Programs written to compile with C++-to-C translators get the
value of __STDC__
that goes with the C compiler that is
subsequently used. These programs must test __STDC__
to determine what kind of C preprocessor that compiler uses:
whether they should concatenate tokens in the ANSI C fashion
or in the traditional fashion.
These programs work properly with GNU C++ if __STDC__
is defined.
They would not work otherwise.
In addition, many header files are written to provide prototypes in ANSI
C but not in traditional C. Many of these header files can work without
change in C++ provided __STDC__
is defined. If __STDC__
is not defined, they will all fail, and will all need to be changed to
test explicitly for C++ as well.
-
Deleting "empty" loops.
Historically, GCC has not deleted "empty" loops under the
assumption that the most likely reason you would put one in a program is
to have a delay, so deleting them will not make real programs run any
faster.
However, the rationale here is that optimization of a nonempty loop
cannot produce an empty one, which holds for C but is not always the
case for C++.
Moreover, with `-funroll-loops' small "empty" loops are already
removed, so the current behavior is both sub-optimal and inconsistent
and will change in the future.
-
Making side effects happen in the same order as in some other compiler.
It is never safe to depend on the order of evaluation of side effects.

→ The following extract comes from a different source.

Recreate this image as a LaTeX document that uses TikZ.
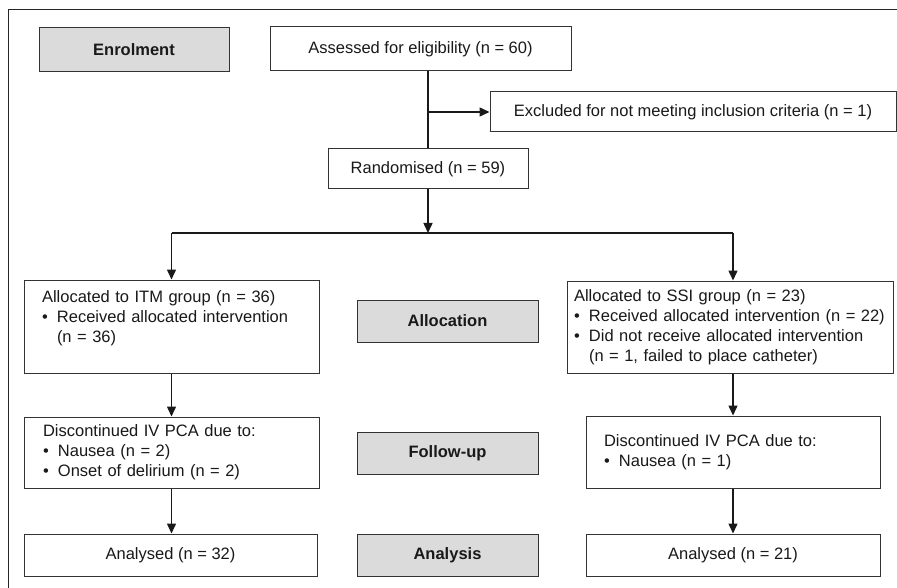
\documentclass[tikz,border=0pt]{standalone}
\usepackage{fontspec}
\setmainfont{Liberation Sans}
\usetikzlibrary{positioning,arrows.meta}

\newcommand{\bitem}[1]{\makebox[15pt][l]{\textbullet}#1}
\newcommand{\bcont}[1]{\hspace*{15pt}#1}

\begin{document}
\begin{tikzpicture}[x=1pt, y=-1pt,
    phase/.style={rectangle, draw=black!80, fill=black!14, line width=1pt, minimum width=181pt, minimum height=42pt, inner sep=0pt, text=black!90, font=\fontsize{16.5}{20}\selectfont\bfseries},
    stage/.style={rectangle, draw=black!80, fill=white, line width=1pt, inner sep=0pt, text=black!90, font=\fontsize{16.5}{20}\selectfont},
    listing/.style={stage, align=left},
    arrow/.style={-{Triangle[length=10pt,width=9pt]}, line width=1.5pt, black!90},
    link/.style={line width=1.5pt, black!90}
]
\useasboundingbox (0,0) rectangle (897,588);

% Frame
\draw[line width=1pt, black!85] (897,10) -- (8,10) -- (8,588);

% Phase labels
\node[phase, minimum width=190pt, minimum height=44pt] (enrol) at (134,50) {Enrolment};
\node[phase] (alloc) at (447.5,321) {Allocation};
\node[phase] (follow) at (447.5,453.5) {Follow-up};
\node[phase] (analysis) at (447.5,555) {Analysis};

% Enrolment
\node[stage, minimum width=301pt, minimum height=44pt] (assess) at (420.5,49) {Assessed for eligibility (n = 60)};
\node[stage, minimum width=406pt, minimum height=40pt] (excl) at (693,112) {Excluded for not meeting inclusion criteria (n = 1)};
\node[stage, minimum width=200pt, minimum height=40pt] (rand) at (428,169) {Randomised (n = 59)};
\coordinate (split) at (428,233);

% Allocation
\node[listing, minimum width=295pt, minimum height=93pt, text width=259pt] (itm) at (171.5,326.5) {
    Allocated to ITM group (n = 36)\\
    \bitem{Received allocated intervention}\\
    \bcont{(n = 36)}\\
    \mbox{}
};
\node[listing, minimum width=326pt, minimum height=92pt, text width=312pt] (ssi) at (730,327) {
    Allocated to SSI group (n = 23)\\
    \bitem{Received allocated intervention (n = 22)}\\
    \bitem{Did not receive allocated intervention}\\
    \bcont{(n = 1, failed to place catheter)}
};

% Follow-up
\node[listing, minimum width=295pt, minimum height=71pt, text width=257pt] (dleft) at (171.5,452.5) {
    Discontinued IV PCA due to:\\
    \bitem{Nausea (n = 2)}\\
    \bitem{Onset of delirium (n = 2)}
};
\node[listing, minimum width=294pt, minimum height=72pt, text width=258pt] (dright) at (733,452) {
    Discontinued IV PCA due to:\\
    \bitem{Nausea (n = 1)}
};

% Analysis
\node[stage, minimum width=293pt, minimum height=42pt] (aleft) at (170.5,555) {Analysed (n = 32)};
\node[stage, minimum width=294pt, minimum height=42pt] (aright) at (733,555) {Analysed (n = 21)};

% Connectors
\draw[link] (assess.south -| rand.north) -- (rand.north);
\draw[arrow] (excl.west -| rand.north) -- (excl.west);
\draw[arrow] (rand.south) -- (split);
\draw[link] (split -| itm.north) -- (split -| dright.north);
\draw[arrow] (split -| itm.north) -- (itm.north);
\draw[arrow] (split -| dright.north) -- (ssi.north -| dright.north);
\draw[arrow] (itm.south) -- (dleft.north);
\draw[arrow] (ssi.south -| dright.north) -- (dright.north);
\draw[arrow] (dleft.south) -- (dleft.south |- aleft.north);
\draw[arrow] (dright.south) -- (aright.north);

\end{tikzpicture}
\end{document}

For example, a function call like this may very well behave differently
from one compiler to another:
| void func (int, int);
int i = 2;
func (i++, i++);
|
There is no guarantee (in either the C or the C++ standard language
definitions) that the increments will be evaluated in any particular
order. Either increment might happen first. func
might get the
arguments `2, 3', or it might get `3, 2', or even `2, 2'.
-
Not allowing structures with volatile fields in registers.
Strictly speaking, there is no prohibition in the ANSI C standard
against allowing structures with volatile fields in registers, but
it does not seem to make any sense and is probably not what you wanted
to do. So the compiler will give an error message in this case.